Wed get on a train and ride into town
To see a Disney film
And the queue seemed half a mile long
All the animals spoke in an American accent
From the king of the swingers to the wolf
As it blew the house down
Thats why I sing in an American accent
When I only want to be myself
Thats why my words are tainted with a Hollywood burr
When Im only just a boy
From a town ten miles away from Glasgow.
I live in a suburb of Dallas. Been here all my life. My Texan Twang is alive and well. My family is all in East Texas. Go there and the Texas Twang is very alive!
Southern has many sub accents and they can be interchangeable. DeForest (Bones) Kelley was from Georgia but sounded as Texan as any native—he got to play in a lot of Westerns because of it (in one Star Trek episode, where some alien spores removed every ones inhibitions, he let his Georgia drawl fly).
My thoughts too. There's quite a difference in some Texan accents.
I was born in El Paso in 1941, though I've lived in CA for the past 50 years, more than a few people still ask me about my 'southern' drawl.
Texan speech gets slower in ranching country and tends to sound more twangy depending on where in Texas you go. The folks in Lubbock talk slower than those in Abiliene, but Abiliene folks aren't near as hard to understand as some I ran into in Corpus Christi!

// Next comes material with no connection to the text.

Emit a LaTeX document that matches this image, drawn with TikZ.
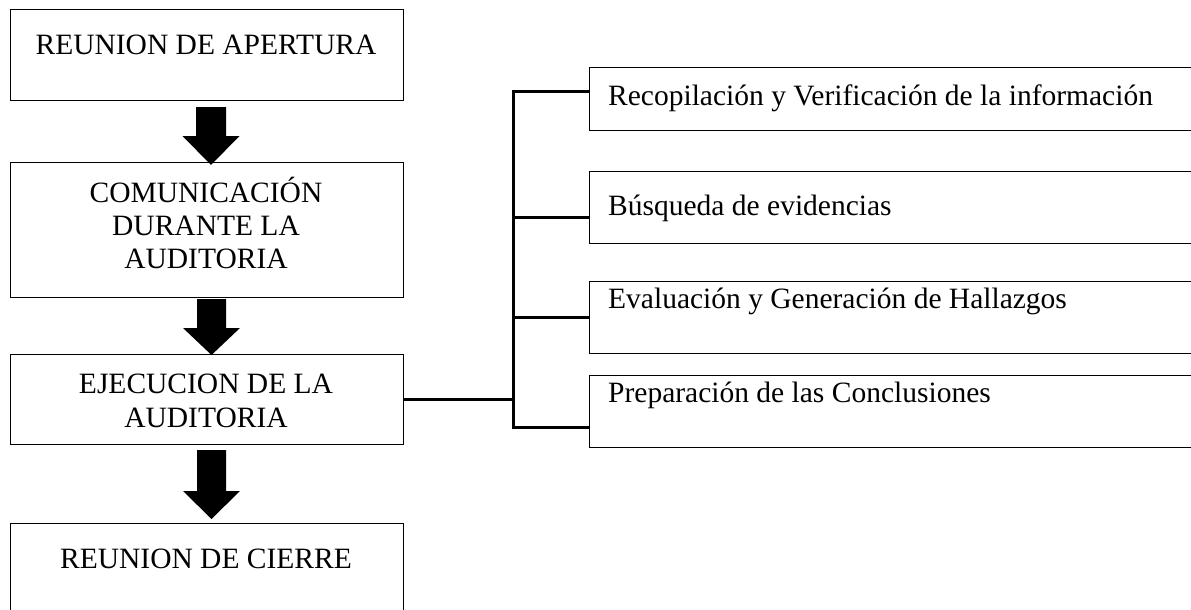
\documentclass[tikz,border=0pt]{standalone}
\usepackage{fontspec}
\setmainfont{Liberation Serif}
\begin{document}
\begin{tikzpicture}[x=1pt,y=-1pt,
  box/.style={draw=black,line width=1pt,inner sep=0pt},
  lbl/.style={font=\fontsize{29.5}{33}\selectfont,inner sep=0pt,anchor=base},
  rlbl/.style={font=\fontsize{29.5}{33}\selectfont,inner sep=0pt,anchor=base west},
  conn/.style={line width=3pt,black},
  barrow/.style={fill=black,draw=none}]
\clip (0,0) rectangle (1191,610);
% left boxes
\node[box,minimum width=393pt,minimum height=90pt] (b1) at (206.5,55) {};
\node[box,minimum width=393pt,minimum height=135pt] (b2) at (206.5,229.5) {};
\node[box,minimum width=393pt,minimum height=90pt] (b3) at (206.5,399.5) {};
\node[box,minimum width=393pt,minimum height=130pt] (b4) at (206.5,588) {};
\node[lbl] (t1) at (206,55) {REUNION DE APERTURA};
\node[lbl] (t2a) at (206,202) {COMUNICACIÓN};
\node[lbl] (t2b) at (206,235) {DURANTE LA};
\node[lbl] (t2c) at (206,268) {AUDITORIA};
\node[lbl] (t3a) at (206,393) {EJECUCION DE LA};
\node[lbl] (t3b) at (206,427) {AUDITORIA};
\node[lbl] (t4) at (206,568) {REUNION DE CIERRE};
% block arrows
\fill[barrow] (196,107) -- (226,107) -- (226,136) -- (239.5,136) -- (211,165) -- (182.5,136) -- (196,136) -- cycle;
\fill[barrow] (197,299) -- (226,299) -- (226,328) -- (240,328) -- (211.5,355) -- (183,328) -- (197,328) -- cycle;
\fill[barrow] (197,450) -- (226,450) -- (226,491) -- (240,491) -- (211.5,519) -- (183,491) -- (197,491) -- cycle;
% right boxes
\node[box,minimum width=700pt,minimum height=63pt,anchor=north west] (r1) at (589,67) {};
\node[box,minimum width=700pt,minimum height=72pt,anchor=north west] (r2) at (589,171) {};
\node[box,minimum width=700pt,minimum height=72pt,anchor=north west] (r3) at (589,281) {};
\node[box,minimum width=700pt,minimum height=72pt,anchor=north west] (r4) at (589,375) {};
\node[rlbl] (s1) at (608,105) {Recopilación y Verificación de la información};
\node[rlbl] (s2) at (608,215) {Búsqueda de evidencias};
\node[rlbl] (s3) at (608,308) {Evaluación y Generación de Hallazgos};
\node[rlbl] (s4) at (608,402) {Preparación de las Conclusiones};
% connectors
\coordinate (sptop) at (513,91);
\coordinate (sp2) at (513,217);
\coordinate (sp3) at (513,317);
\coordinate (spbot) at (513,427);
\draw[conn] (b3.east) -- (b3.east -| sptop);
\draw[conn] (r1.west|-sptop) -- (sptop) -- (spbot) -- (r4.west|-spbot);
\draw[conn] (sp2) -- (r2.west|-sp2);
\draw[conn] (sp3) -- (r3.west|-sp3);
\end{tikzpicture}
\end{document}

Funny thing - in Dallas there's a lot of ex-Californians, who always tag me as a local - though I've never been.
Yep, the further away from the big cities, the thicker it gets!
I am the same way.
I tend to pick up the local color and accent.
It depends on the area of the state. There is a distinct difference in accent between people in West Texas and people in East Texas. The West Texas accent is most like the stereotypical Texas drawl. The East Texas accent is more Southern.

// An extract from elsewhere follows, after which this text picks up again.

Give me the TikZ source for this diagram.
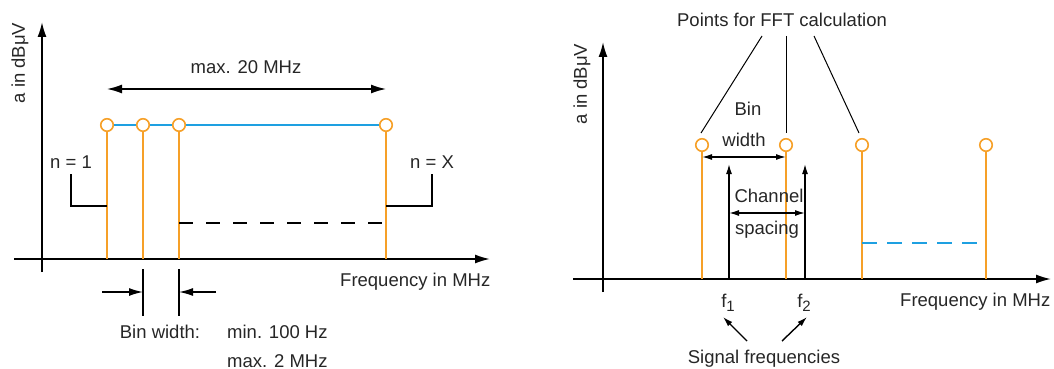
\documentclass[tikz,border=0pt]{standalone}
\usepackage{fontspec}
\setmainfont{Liberation Sans}
\usetikzlibrary{arrows.meta}
\definecolor{stemorange}{RGB}{246,160,40}
\definecolor{lineblue}{RGB}{30,160,225}
\newcommand\subidx[1]{\raisebox{-0.45ex}{\fontsize{15}{15}\selectfont #1}}

\begin{document}
\begin{tikzpicture}[
    x=1pt, y=-1pt,
    lbl/.style={inner sep=0pt, font=\fontsize{18.5}{30}\selectfont, text=black!85},
    pt/.style={circle, draw=stemorange, fill=white, line width=1.6pt, minimum size=12.5pt, inner sep=0pt},
    stem/.style={draw=stemorange, line width=2pt},
    axis/.style={-{Latex[length=15pt,width=9pt]}, line width=1.7pt},
    arrow/.style={-{Latex[length=14pt,width=8pt]}, line width=1.4pt},
    smallarrow/.style={-{Latex[length=10pt,width=6pt]}, line width=1.4pt},
    dblarrow/.style={{Latex[length=15pt,width=9pt]}-{Latex[length=15pt,width=9pt]}, line width=1.5pt},
    smalldbl/.style={{Latex[length=10pt,width=6pt]}-{Latex[length=10pt,width=6pt]}, line width=1.4pt},
    guide/.style={line width=1.4pt},
    pointer/.style={line width=1pt}
]
    \useasboundingbox (0,0) rectangle (1054,369);

    % left diagram
    \coordinate (ly0) at (42,272);
    \coordinate (ly1) at (42,22);
    \coordinate (lx0) at (14,259);
    \coordinate (lx1) at (490,259);
    \draw [axis] (ly0) -- (ly1);
    \draw [axis] (lx0) -- (lx1);
    \node [lbl, rotate=90] (lya) at (20,63) {a in dBμV};
    \node [lbl, anchor=base west] (lxa) at (340,286) {Frequency in MHz};

    \coordinate (lb1) at (107,259);
    \coordinate (lb2) at (143,259);
    \coordinate (lb3) at (179,259);
    \coordinate (lb4) at (386,259);
    \node [pt] (lp1) at (107,125) {};
    \node [pt] (lp2) at (143,125) {};
    \node [pt] (lp3) at (179,125) {};
    \node [pt] (lp4) at (386,125) {};
    \draw [lineblue, line width=1.6pt] (lp1) -- (lp2) -- (lp3) -- (lp4);
    \draw [stem] (lb1) -- (lp1);
    \draw [stem] (lb2) -- (lp2);
    \draw [stem] (lb3) -- (lp3);
    \draw [stem] (lb4) -- (lp4);

    \coordinate (m1) at (107,89);
    \coordinate (m2) at (386,89);
    \draw [dblarrow] (m1) -- (m2);
    \node [lbl, anchor=base] (mtxt) at (246,74) {max. 20 MHz};

    \node [lbl, anchor=base] (nfirst) at (71,168) {n = 1};
    \node [lbl, anchor=base] (nlast) at (432,168) {n = X};
    \coordinate (k1) at (71,174);
    \coordinate (k1s) at (107,206);
    \coordinate (k2) at (432,174);
    \coordinate (k2s) at (386,206);
    \draw [guide] (k1) |- (k1s);
    \draw [guide] (k2) |- (k2s);

    \coordinate (d1) at (179,223);
    \coordinate (d2) at (386,223);
    \draw [guide, dash pattern=on 14pt off 13pt] (d1) -- (d2);

    \coordinate (t1a) at (143,269);
    \coordinate (t1b) at (143,316);
    \coordinate (t2a) at (179,269);
    \coordinate (t2b) at (179,316);
    \draw [guide] (t1a) -- (t1b);
    \draw [guide] (t2a) -- (t2b);
    \coordinate (w1) at (102,292);
    \coordinate (w2) at (216,292);
    \draw [arrow] (w1) -- (t1a |- w1);
    \draw [arrow] (w2) -- (t2a |- w2);
    \node [lbl, anchor=base] (bwtxt) at (160,338) {Bin width:};
    \node [lbl, anchor=base west] (bwmin) at (227,338) {min. 100 Hz};
    \node [lbl, anchor=base west] (bwmax) at (227,367) {max. 2 MHz};

    % right diagram
    \coordinate (ry0) at (603,292);
    \coordinate (ry1) at (603,42);
    \coordinate (rx0) at (573,279);
    \coordinate (rx1) at (1051,279);
    \draw [axis] (ry0) -- (ry1);
    \draw [axis] (rx0) -- (rx1);
    \node [lbl, rotate=90] (rya) at (582,84) {a in dBμV};
    \node [lbl, anchor=base west] (rxa) at (900,306) {Frequency in MHz};

    \coordinate (rb1) at (702,279);
    \coordinate (rb2) at (786,279);
    \coordinate (rb3) at (862,279);
    \coordinate (rb4) at (986,279);
    \node [pt] (rp1) at (702,145) {};
    \node [pt] (rp2) at (786,145) {};
    \node [pt] (rp3) at (862,145) {};
    \node [pt] (rp4) at (986,145) {};
    \draw [stem] (rb1) -- (rp1);
    \draw [stem] (rb2) -- (rp2);
    \draw [stem] (rb3) -- (rp3);
    \draw [stem] (rb4) -- (rp4);

    \coordinate (bl1) at (862,243);
    \coordinate (bl2) at (986,243);
    \draw [lineblue, line width=1.6pt, dash pattern=on 15pt off 10pt] (bl1) -- (bl2);

    \node [lbl, anchor=base] (fft) at (782,27) {Points for FFT calculation};
    \coordinate (q1) at (762,36);
    \coordinate (q2) at (786,36);
    \coordinate (q3) at (814,36);
    \coordinate (e1) at (701,133);
    \coordinate (e2) at (786,133);
    \coordinate (e3) at (859,133);
    \draw [pointer] (q1) -- (e1);
    \draw [pointer] (q2) -- (e2);
    \draw [pointer] (q3) -- (e3);

    \coordinate (f1b) at (729,279);
    \coordinate (f1t) at (729,164);
    \coordinate (f2b) at (805,279);
    \coordinate (f2t) at (805,164);
    \draw [smallarrow] (f1b) -- (f1t);
    \draw [smallarrow] (f2b) -- (f2t);

    \coordinate (bw1) at (702,157);
    \coordinate (bw2) at (786,157);
    \draw [smalldbl] (bw1) -- (bw2);
    \node [lbl, anchor=base] (bin1) at (748,115) {Bin};
    \node [lbl, anchor=base] (bin2) at (744,146) {width};

    \coordinate (cs1) at (729,213);
    \coordinate (cs2) at (805,213);
    \draw [smalldbl] (cs1) -- (cs2);
    \node [lbl, anchor=base] (ch1) at (769,202) {Channel};
    \node [lbl, anchor=base] (ch2) at (767,234) {spacing};

    \node [lbl, anchor=base] (fone) at (728,307) {f\subidx{1}};
    \node [lbl, anchor=base] (ftwo) at (804,307) {f\subidx{2}};
    \node [lbl, anchor=base] (sig) at (764,363) {Signal frequencies};
    \coordinate (s1) at (747,341);
    \coordinate (s2) at (782,341);
    \coordinate (g1) at (723,317);
    \coordinate (g2) at (807,317);
    \draw [smallarrow] (s1) -- (g1);
    \draw [smallarrow] (s2) -- (g2);
\end{tikzpicture}
\end{document}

I have been told that there is a distinct South Texas accent, but I am not fluent enough in Spanish to tell the difference between South Texas and Mexican.
Its much more than a twang, its a way of expressing yourself that is hard to imitate. The twang you can imitate, the rest of it is bred in the bones.

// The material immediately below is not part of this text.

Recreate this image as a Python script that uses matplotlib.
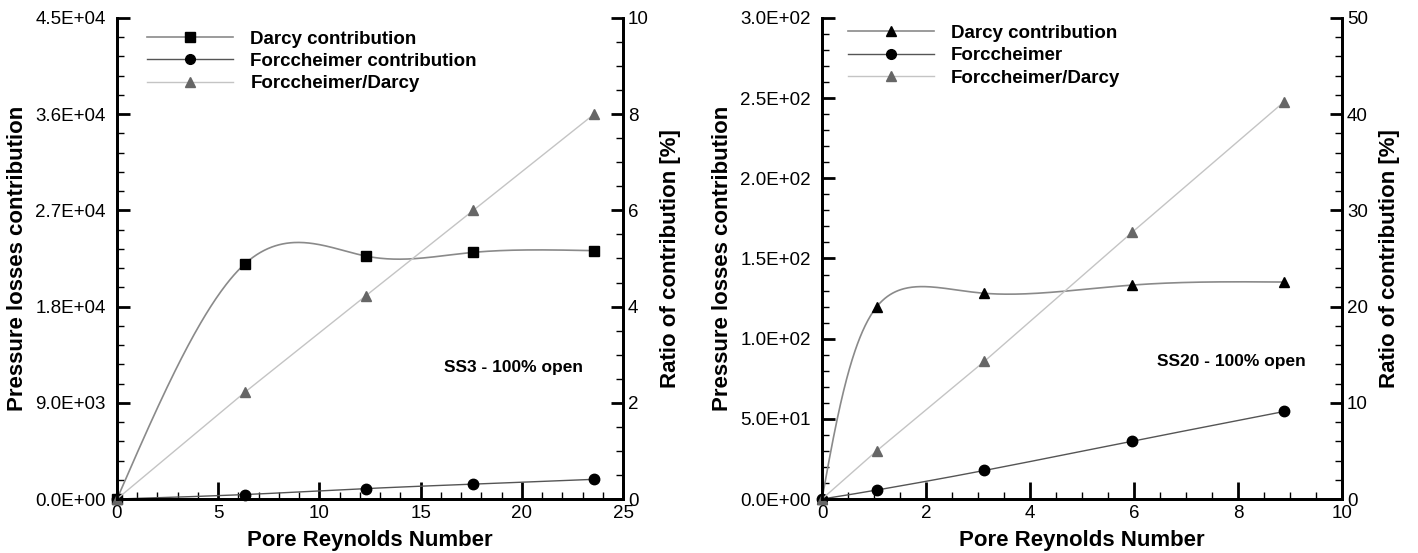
import numpy as np
import matplotlib.pyplot as plt
from matplotlib.ticker import MultipleLocator, FormatStrFormatter
from matplotlib.lines import Line2D

#---    Data
# SS3 panel
re_ss3 = [0.0, 6.32, 12.28, 17.6, 23.57]
darcy_ss3 = [0.0, 22000, 22730, 23070, 23230]
forch_ss3 = [0.0, 420, 973, 1394, 1843]
ratio_ss3 = [0.0, 2.22, 4.22, 6.0, 8.0]

# SS20 panel
re_ss20 = [0.0, 1.05, 3.12, 5.96, 8.89]
darcy_ss20 = [0.0, 119.8, 128.3, 133.4, 135.3]
forch_ss20 = [0.0, 5.6, 17.8, 36.0, 54.6]
ratio_ss20 = [0.0, 5.0, 14.3, 27.7, 41.3]

fs_label = 16
fs_tick = 13.5
fs_leg = 13.5
plt.rcParams['font.family'] = ['Liberation Sans', 'DejaVu Sans']

c_darcy = '#8a8a8a'
c_forch = '#555555'
c_ratio = '#c4c4c4'
c_ratio_mk = '#666666'


def natural(t, y, ts):
    # natural cubic spline of y(t) evaluated at ts
    m = len(t)
    h = np.diff(t)
    A = np.zeros((m, m))
    b = np.zeros(m)
    A[0, 0] = 1
    A[-1, -1] = 1
    for i in range(1, m - 1):
        A[i, i - 1] = h[i - 1]
        A[i, i] = 2 * (h[i - 1] + h[i])
        A[i, i + 1] = h[i]
        b[i] = 6 * ((y[i + 1] - y[i]) / h[i] - (y[i] - y[i - 1]) / h[i - 1])
    M = np.linalg.solve(A, b)
    out = np.empty_like(ts)
    for k, tv in enumerate(ts):
        i = int(np.clip(np.searchsorted(t, tv) - 1, 0, m - 2))
        t1 = t[i + 1] - tv
        t0 = tv - t[i]
        out[k] = (M[i] * t1 ** 3 + M[i + 1] * t0 ** 3) / (6 * h[i]) \
            + (y[i] / h[i] - M[i] * h[i] / 6) * t1 \
            + (y[i + 1] / h[i] - M[i + 1] * h[i] / 6) * t0
    return out


def spline(x, y, n=400):
    # parametric spline (uniform parameter), only for the smooth curve look
    x = np.asarray(x, float)
    y = np.asarray(y, float)
    t = np.arange(len(x), dtype=float)
    ts = np.linspace(0, t[-1], n)
    return natural(t, x, ts), natural(t, y, ts)


def style_axis(ax, ax2):
    for a in (ax, ax2):
        for s in a.spines.values():
            s.set_linewidth(2.0)
        a.spines['top'].set_visible(False)
    ax.tick_params(which='major', direction='in', length=9, width=2, labelsize=fs_tick,
                   right=False, top=False)
    ax.tick_params(which='minor', direction='in', length=5, width=1, right=False, top=False)
    ax.tick_params(axis='x', which='major', length=12, pad=4)
    ax.tick_params(axis='y', which='major', pad=8)
    ax2.tick_params(which='major', direction='in', length=9, width=2, labelsize=fs_tick)
    ax2.tick_params(which='minor', direction='in', length=5, width=1)


fig = plt.figure(figsize=(14.18, 5.53), dpi=100)

panels = [
    dict(pos=[0.0825, 0.0976, 0.3569, 0.870], x=re_ss3, d=darcy_ss3, f=forch_ss3, r=ratio_ss3,
         xlim=25, xmaj=5, xmin=1, ylim=45000, ymaj=9000, ymin=1800, rlim=10, rmaj=2, rmin=0.5,
         dmarker='s', labels=['Darcy contribution', 'Forccheimer contribution', 'Forccheimer/Darcy'],
         note='SS3 - 100% open', note_xy=(19.6, 12300), leg=(0.030, 1.005)),
    dict(pos=[0.5797, 0.0976, 0.3667, 0.870], x=re_ss20, d=darcy_ss20, f=forch_ss20, r=ratio_ss20,
         xlim=10, xmaj=2, xmin=0.5, ylim=300, ymaj=50, ymin=10, rlim=50, rmaj=10, rmin=2,
         dmarker='^', labels=['Darcy contribution', 'Forccheimer', 'Forccheimer/Darcy'],
         note='SS20 - 100% open', note_xy=(7.88, 86), leg=(0.021, 1.017)),
]

for p in panels:
    ax = fig.add_axes(p['pos'])
    ax2 = ax.twinx()

    xs, ys = spline(p['x'], p['d'])
    ax.plot(xs, ys, color=c_darcy, linewidth=1.2, zorder=2)
    ax.plot(p['x'], p['d'], linestyle='none', marker=p['dmarker'], color='black',
            markersize=7.5, zorder=3, clip_on=False)
    xs, ys = spline(p['x'], p['f'])
    ax.plot(xs, ys, color=c_forch, linewidth=1.0, zorder=2)
    ax.plot(p['x'], p['f'], linestyle='none', marker='o', color='black',
            markersize=7.5, zorder=3, clip_on=False)
    ax2.plot(p['x'], p['r'], color=c_ratio, linewidth=1.0, marker='^', markersize=7.5,
             markerfacecolor=c_ratio_mk, markeredgecolor=c_ratio_mk, clip_on=False)

    ax.set_xlim(0, p['xlim'])
    ax.set_ylim(0, p['ylim'])
    ax2.set_ylim(0, p['rlim'])
    ax.xaxis.set_major_locator(MultipleLocator(p['xmaj']))
    ax.xaxis.set_minor_locator(MultipleLocator(p['xmin']))
    ax.yaxis.set_major_locator(MultipleLocator(p['ymaj']))
    ax.yaxis.set_minor_locator(MultipleLocator(p['ymin']))
    ax2.yaxis.set_major_locator(MultipleLocator(p['rmaj']))
    ax2.yaxis.set_minor_locator(MultipleLocator(p['rmin']))
    ax.yaxis.set_major_formatter(FormatStrFormatter('%.1E'))
    ax.xaxis.set_major_formatter(FormatStrFormatter('%g'))
    style_axis(ax, ax2)

    ax.set_xlabel('Pore Reynolds Number', fontsize=fs_label, weight='bold', labelpad=6)
    ax.set_ylabel('Pressure losses contribution', fontsize=fs_label, weight='bold', labelpad=5)
    ax2.set_ylabel('Ratio of contribution [%]', fontsize=fs_label, weight='bold', labelpad=8)

    ax.text(p['note_xy'][0], p['note_xy'][1], p['note'], fontsize=12.5, weight='bold',
            ha='center', va='center')

    handles = [
        Line2D([], [], color=c_darcy, linewidth=1.2, marker=p['dmarker'], markersize=7,
               markerfacecolor='black', markeredgecolor='black'),
        Line2D([], [], color=c_forch, linewidth=1.0, marker='o', markersize=7,
               markerfacecolor='black', markeredgecolor='black'),
        Line2D([], [], color=c_ratio, linewidth=1.0, marker='^', markersize=7,
               markerfacecolor=c_ratio_mk, markeredgecolor=c_ratio_mk),
    ]
    leg = ax2.legend(handles, p['labels'], loc='upper left', bbox_to_anchor=p['leg'],
                     frameon=False, fontsize=fs_leg, handlelength=4.6, handletextpad=0.9,
                     labelspacing=0.28, borderaxespad=0.5, borderpad=0.3)
    for t in leg.get_texts():
        t.set_fontweight('bold')

plt.savefig('out.png', dpi=100)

The twang comes from Tennessee like Texas’ founding fathers. It’s a mountaineer accent.
I’m from East Tennessee...Worked with a guy from outside Dallas....He sounded just like us East Tennesseans....
You hit that nail square, Mamzelle...*L*
Austin and Dallas have a higher percentage of those with accents.
It will never go away.
Anything Fort Worth and west, and south excluding Austin has and will always have a country drawl, and believe me they only exaggerate it when making fun of themselves.
Anyone else who does is trying to act Texan.
Thankee, much obliged.
Used to really tick me off when GW insisted that Texas wasn't really part of the south, but was southwestern. I guess that confederate flag carved into a wall of the Capitol didn't catch his eye when he was gov.
He was just a Yankee snob when all was said and done.
I am originally from the Hill Country, but I lived in Houston for several years and still have many relatives in the Hill Country and East Texas. When I moved to this part of the state, I immediately noticed the difference in the local accent. “Texas Drawl” depends greatly on where you are.
I live in South Texas, and among the whites, I notice no drawls or distinctive Texas way of pronouncing words.
I’ve lived near Dallas and same thing.
One of the things we noticed when we moved to Texas is how they pronounce vowels. Farm sounds like form, and vice versa. Oil sounds like all.
I have the neutral accent that TV has forced on us all.
If I visit my relatives in Louisianna then I will have a thick drawl for about 5 or 6 weeks, before it goes away again.
TV and movies have destroyed our regional accents.
We are all the same now.
I grew up in Dallas, but have lived in California since the mid-80s. Some people notice my accent still.
My accent will come right back after going to Texas. It’s always strong when I’ve been drinking.
I still always say “I’m fixin to “ do things and drop my end g’s.
I think East Texas is more southern than west Texas drawl.
This is the other thing that I noticed about a difference between Texas and California.
When my kids were little in California and doing homophones, they were told that the following were not homophones:
In Texas, they are homophones. You say pin and pen the same way.